SocraticGadfly: What the Founding Fathers got wrong

October 20, 2012

What the Founding Fathers got wrong


As we enter the start of another Supreme Court term and Justices Scalia and Alito worship the written word of the US Constitution even more than some Muslims who almost make the Quran a second god (and Quranolotry IS more a concern in Islam than Bibliolatry among even fundamentalist Christians), and as both Goody Two-Shoes/Tweedledee Romney and Dear Leader/Tweedledum Obama fall all over themselves to venerate that piece of paper, let’s look at what the Constitutional Founding Fathers got wrong.

First, for the “sake” of nation-building, “all men” of the Declaration of Independence became all white men. Black slaves in the south became 3/5 of a census abstract “person” for electoral votes; Indians not taxed got excluded while Indians who wanted to live like white folks, even with taxation, got chased to Oklahoma.

Second, ignoring the possibility of political parties, even though the British Parliament already had different factions, that were formed in part on political differences, and not just being “in” or “out” at court.

Third, the electoral college, in multiple ways. They didn’t consider winner-take-all possibilities. They didn’t allow for one state having 65 times the population of another, as part of that (California vs Wyoming) rather than 12.7 ties larger as in 1790 (Virginia vs Delaware, including slave numbers). Juliet Lapidos at the NYT also notes this.

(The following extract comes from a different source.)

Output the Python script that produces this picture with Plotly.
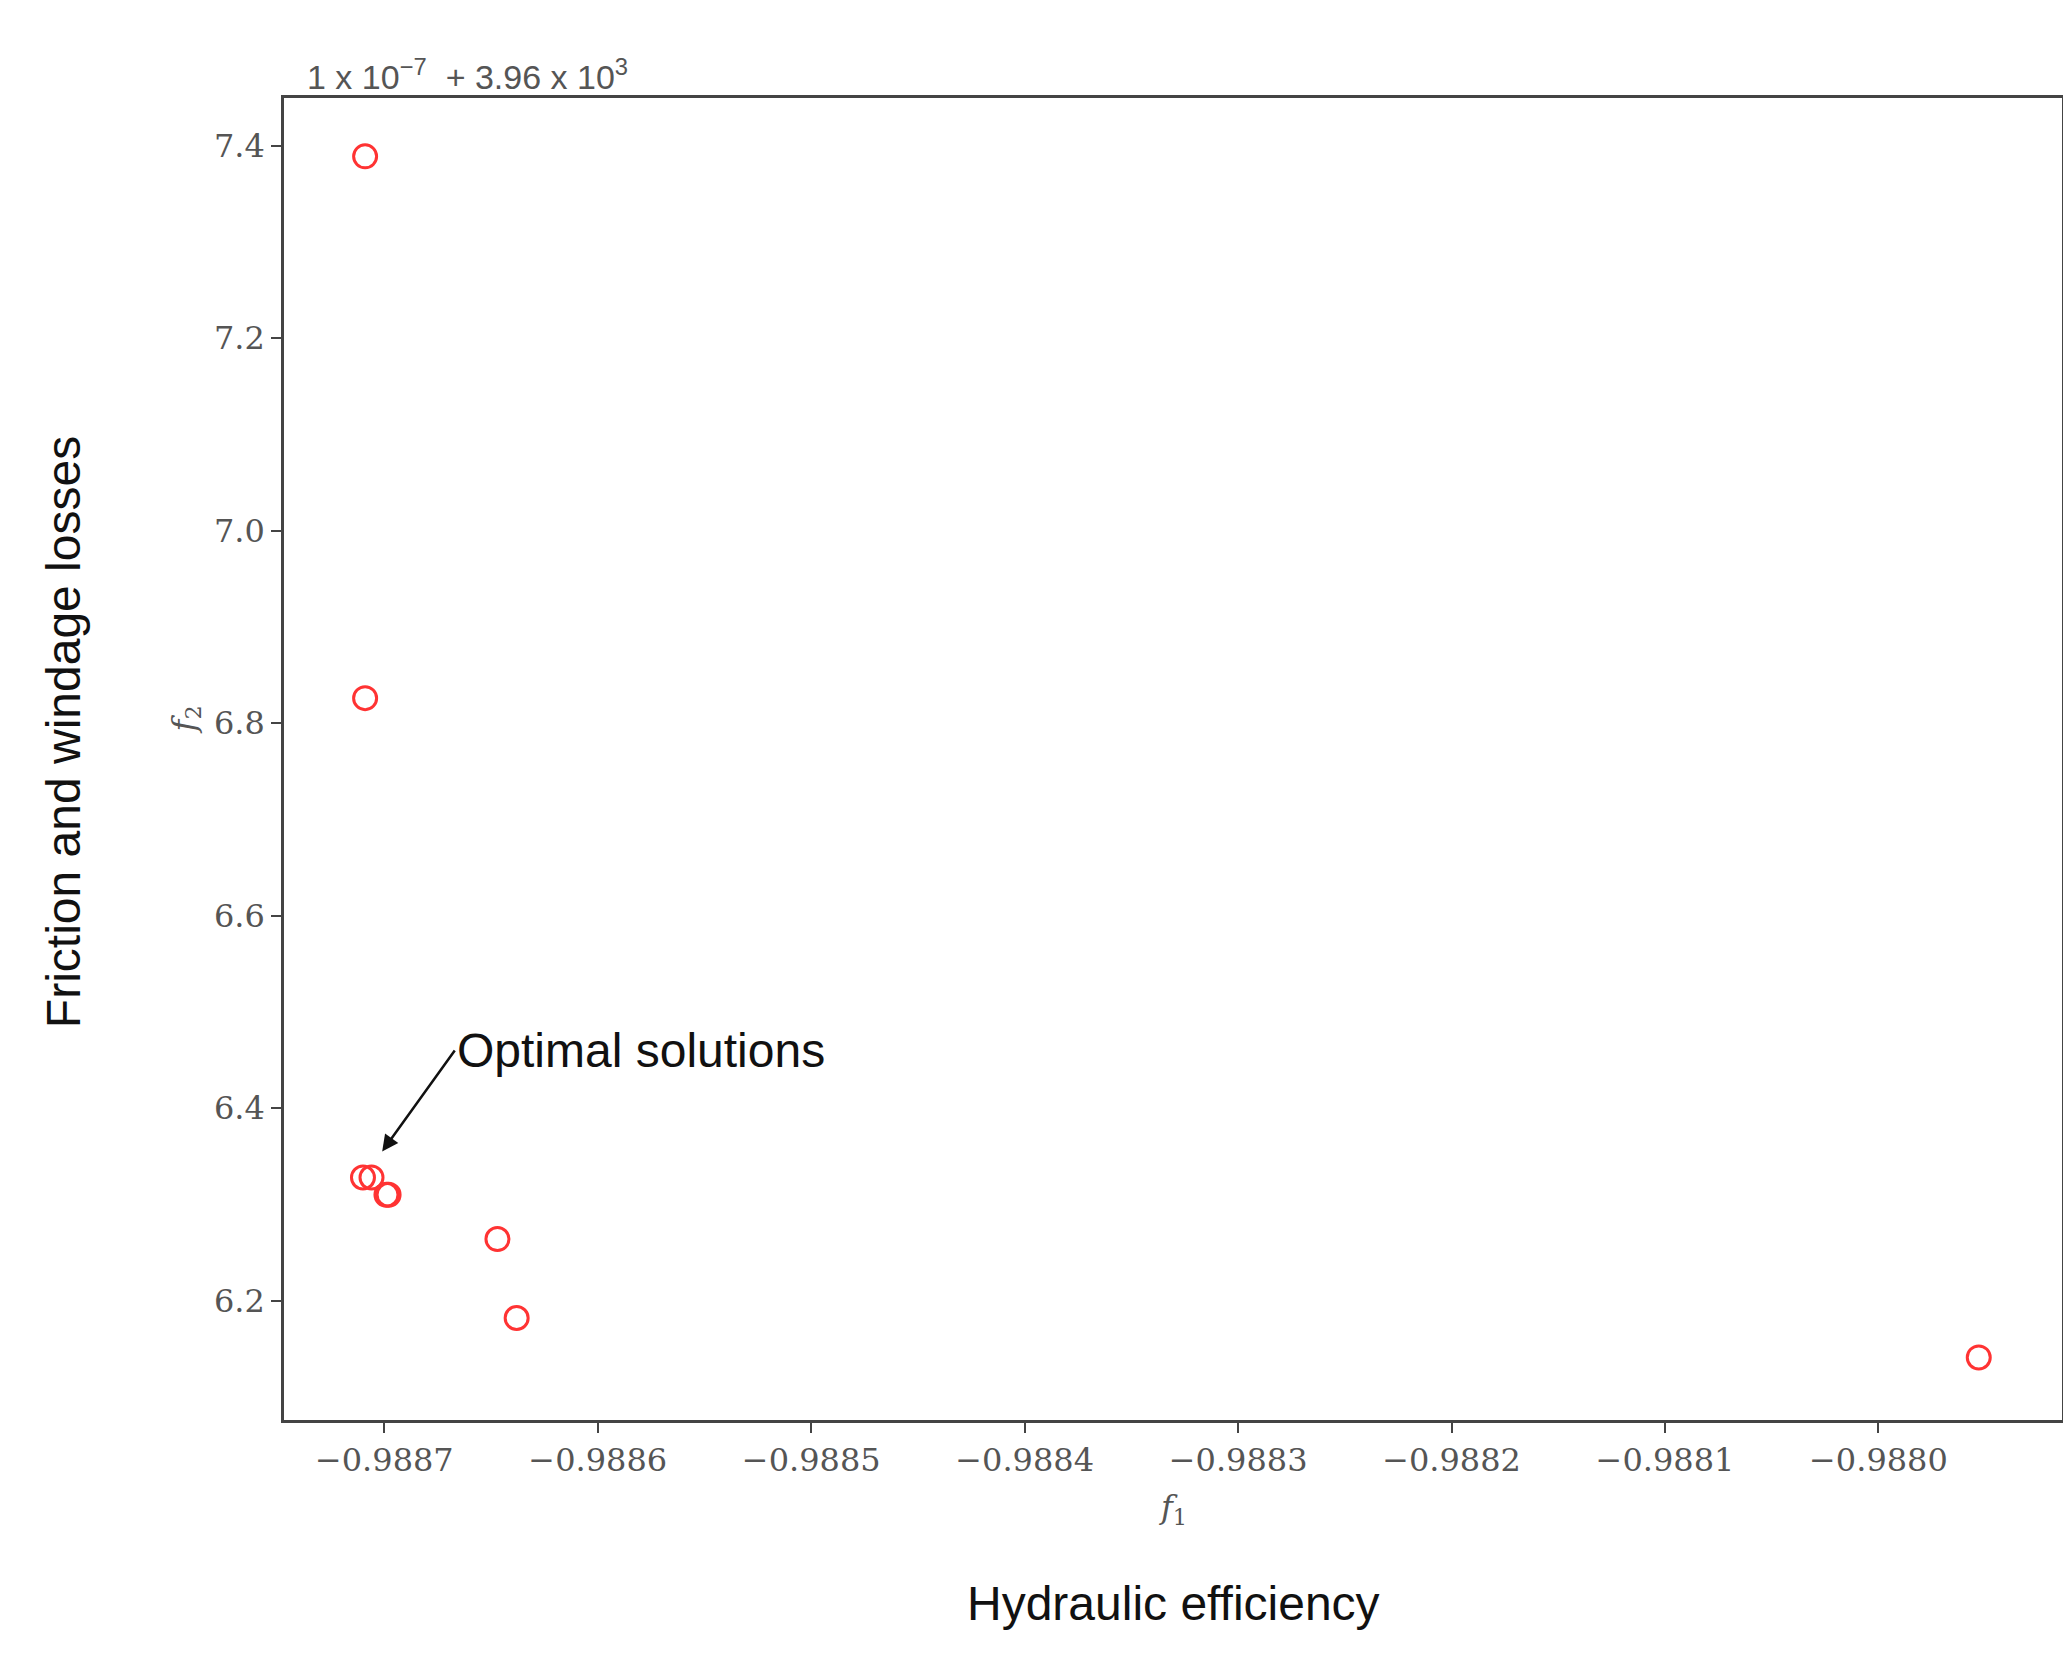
import plotly.graph_objects as go

# objective values
f1 = [-0.988709, -0.988709, -0.988710, -0.988706, -0.988699, -0.988698,
      -0.988647, -0.988638, -0.987953]
f2 = [7.389, 6.826, 6.328, 6.328, 6.310, 6.310, 6.264, 6.182, 6.141]

x_ticks = [-0.9887, -0.9886, -0.9885, -0.9884, -0.9883, -0.9882, -0.9881, -0.9880]
y_ticks = [6.2, 6.4, 6.6, 6.8, 7.0, 7.2, 7.4]

tick_font = dict(family="DejaVu Serif", size=32, color="#555555")

fig = go.Figure()
fig.add_trace(go.Scatter(
    x=f1, y=f2, mode="markers",
    marker=dict(symbol="circle-open", size=23, color="#ff3333", line=dict(width=3)),
    showlegend=False,
))

fig.update_xaxes(range=[-0.988747, -0.987914], tickvals=x_ticks,
                 ticktext=[f"\u2212{abs(v):.4f}" for v in x_ticks],
                 showgrid=False, zeroline=False, showline=True, mirror=True,
                 linecolor="#444444", linewidth=2.5, ticks="outside", ticklen=10,
                 tickcolor="#444444", tickwidth=2, tickfont=tick_font)
fig.update_yaxes(range=[6.076, 7.4496], tickvals=y_ticks,
                 ticktext=[f"{v:.1f}" for v in y_ticks],
                 showgrid=False, zeroline=False, showline=True, mirror=True,
                 linecolor="#444444", linewidth=2.5, ticks="outside", ticklen=10,
                 tickcolor="#444444", tickwidth=2, tickfont=tick_font)

sans = "Liberation Sans"
annos = [
    dict(text="<i>f</i><sub>1</sub>", x=0.5, y=-0.085, xref="paper", yref="paper",
         showarrow=False, font=dict(family="DejaVu Serif", size=32, color="#555555")),
    dict(text="Hydraulic efficiency", x=0.5, y=-0.16, xref="paper", yref="paper",
         showarrow=False, font=dict(family=sans, size=48, color="#111111")),
    dict(text="<i>f</i><sub>2</sub>", x=-0.068, y=0.53, xref="paper", yref="paper",
         textangle=-90, showarrow=False,
         font=dict(family="DejaVu Serif", size=32, color="#555555")),
    dict(text="Friction and windage losses", x=-0.14, y=0.52, xref="paper", yref="paper",
         textangle=-90, showarrow=False, font=dict(family=sans, size=48, color="#111111")),
    dict(text="1 x 10<sup>\u22127</sup>  + 3.96 x 10<sup>3</sup>", x=0.012, y=1.0,
         xref="paper", yref="paper", xanchor="left", yanchor="bottom", showarrow=False,
         font=dict(family=sans, size=34, color="#555555")),
    dict(text="Optimal solutions", x=-0.988701, y=6.355, ax=-0.988667, ay=6.46,
         xref="x", yref="y", axref="x", ayref="y", showarrow=True, arrowhead=2,
         arrowsize=1.3, arrowwidth=2.5, arrowcolor="#111111", xanchor="left",
         font=dict(family=sans, size=48, color="#111111")),
]
fig.update_layout(
    width=2071, height=1673, plot_bgcolor="white", paper_bgcolor="white",
    margin=dict(l=276, r=17, t=90, b=261), annotations=annos,
)

fig.write_html("out.html")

They didn’t foresee mechanical reapers changing agriculture. Nor railroads, then cars and airplanes, overturning transportation and connectedness. They had no idea of the Internet and what it would do. Nor of atomic energy.

They failed to see that an ambitious and ardent man could make the presidency a strong executive indeed, despite the fears that most of them not named Alexander Hamilton had of that.

They failed to even entertain the idea of a parliamentary government with a low-power head of state president, rather than a king, blindly leaning too much on Montesquieu.

But, just as Christian fundamentalists don’t want to hear that their bible was written by humans who weren’t only fallible in a general sense, but short-sighted like other humans, unimaginative, and sometimes downright wrong, so the Scalitos of the world will book no opposition about the weakness, even wrongness, of the constitution.

Ditto for the Robert Byrds, who think “civics” is another word for “worship the Constitution.”

Well, it’s not.

If you really want to know more of what’s wrong with it, read “The Frozen Republic.”